## The problem
Go through the listing and return every line with "chart" in it.

## Dataset excerpt

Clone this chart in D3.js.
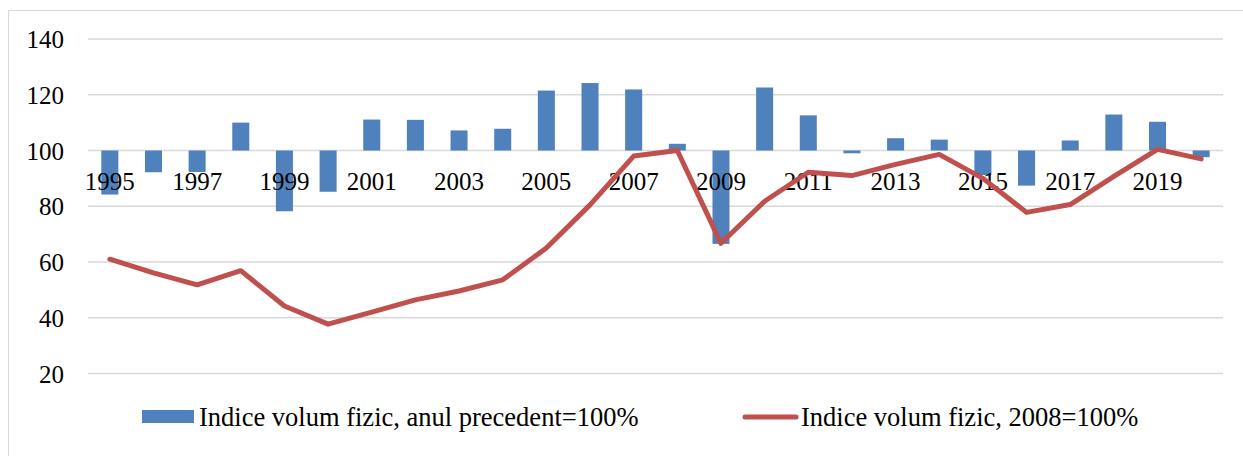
<!DOCTYPE html>
<html>
<head>
  <meta charset="utf-8">
  <script src="https://d3js.org/d3.v7.min.js"></script>
  <style>
    body { margin: 0; background: #ffffff; }
  </style>
</head>
<body>
  <svg></svg>
  <script>
    const years = d3.range(1995, 2021)

    // Indice volum fizic, anul precedent=100%
    const prevYearIndex = [84.2, 92.2, 92.3, 110.0, 78.2, 85.2, 111.1, 111.0, 107.2, 107.8,
                           121.5, 124.2, 121.9, 102.4, 66.5, 122.6, 112.6, 99.0, 104.4, 103.9,
                           91.2, 87.4, 103.6, 112.9, 110.3, 97.6]

    // Indice volum fizic, 2008=100%
    const base2008Index = [61.0, 56.1, 51.8, 56.9, 44.2, 37.7, 42.0, 46.4, 49.6, 53.6,
                           65.0, 80.5, 98.0, 100.0, 66.7, 81.8, 92.2, 91.0, 95.0, 98.6,
                           90.0, 77.8, 80.6, 90.7, 100.4, 97.0]

    const yTicks = [20, 40, 60, 80, 100, 120, 140]
    const yearLabels = years.filter((d, i) => i % 2 === 0)

    const seriesNames = ["Indice volum fizic, anul precedent=100%", "Indice volum fizic, 2008=100%"]
    const colors = ["#4f81bd", "#c0504d"]

    const width = 1243
    const height = 456
    const font = "'Liberation Serif', 'Times New Roman', Tinos"

    const svg = d3.select("svg")
      .attr("width", width)
      .attr("height", height)

    // chart area border
    svg.append("rect")
      .attr("x", 8.5)
      .attr("y", 10.5)
      .attr("width", width)
      .attr("height", height)
      .attr("fill", "none")
      .attr("stroke", "#d9d9d9")
      .attr("stroke-width", 1)

    const xScale = d3.scaleBand()
      .domain(years)
      .range([88, 1223])

    const yScale = d3.scaleLinear()
      .domain([20, 140])
      .range([373.5, 39])

    const barWidth = xScale.bandwidth() * 0.39

    svg.selectAll(".grid")
      .data(yTicks)
      .enter()
      .append("line")
      .attr("class", "grid")
      .attr("x1", xScale.range()[0])
      .attr("x2", xScale.range()[1])
      .attr("y1", d => yScale(d))
      .attr("y2", d => yScale(d))
      .attr("stroke", "#d9d9d9")
      .attr("stroke-width", 1.5)

    svg.selectAll(".tick_label")
      .data(yTicks)
      .enter()
      .append("text")
      .attr("class", "tick_label")
      .attr("x", 64)
      .attr("y", d => yScale(d) + 9)
      .attr("text-anchor", "end")
      .style("font-family", font)
      .style("font-size", "25px")
      .attr("fill", "#000000")
      .text(d => d)

    svg.selectAll(".bar")
      .data(years.map((y, i) => ({ year: y, value: prevYearIndex[i] })))
      .enter()
      .append("rect")
      .attr("class", "bar")
      .attr("x", d => xScale(d.year) + (xScale.bandwidth() - barWidth) / 2)
      .attr("y", d => yScale(Math.max(d.value, 100)))
      .attr("width", barWidth)
      .attr("height", d => Math.abs(yScale(d.value) - yScale(100)))
      .attr("fill", colors[0])

    svg.selectAll(".year_label")
      .data(yearLabels)
      .enter()
      .append("text")
      .attr("class", "year_label")
      .attr("x", d => xScale(d) + xScale.bandwidth() / 2)
      .attr("y", 190)
      .attr("text-anchor", "middle")
      .style("font-family", font)
      .style("font-size", "25px")
      .attr("fill", "#000000")
      .text(d => d)

    const line = d3.line()
      .x((d, i) => xScale(years[i]) + xScale.bandwidth() / 2)
      .y(d => yScale(d))

    svg.append("path")
      .datum(base2008Index)
      .attr("d", line)
      .attr("fill", "none")
      .attr("stroke", colors[1])
      .attr("stroke-width", 5)
      .attr("stroke-linejoin", "round")
      .attr("stroke-linecap", "round")

    // legend
    svg.append("rect")
      .attr("x", 142)
      .attr("y", 410)
      .attr("width", 52)
      .attr("height", 13)
      .attr("fill", colors[0])

    svg.append("text")
      .attr("class", "legend_label")
      .attr("x", 199)
      .attr("y", 426)
      .style("font-family", font)
      .style("font-size", "26.5px")
      .attr("fill", "#000000")
      .text(seriesNames[0])

    svg.append("line")
      .attr("x1", 745)
      .attr("x2", 796)
      .attr("y1", 417)
      .attr("y2", 417)
      .attr("stroke", colors[1])
      .attr("stroke-width", 5)
      .attr("stroke-linecap", "round")

    svg.append("text")
      .attr("class", "legend_label")
      .attr("x", 801)
      .attr("y", 426)
      .style("font-family", font)
      .style("font-size", "26.5px")
      .attr("fill", "#000000")
      .text(seriesNames[1])
  </script>
</body>
</html>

## Task output
Clone this chart in D3.js.
    // chart area border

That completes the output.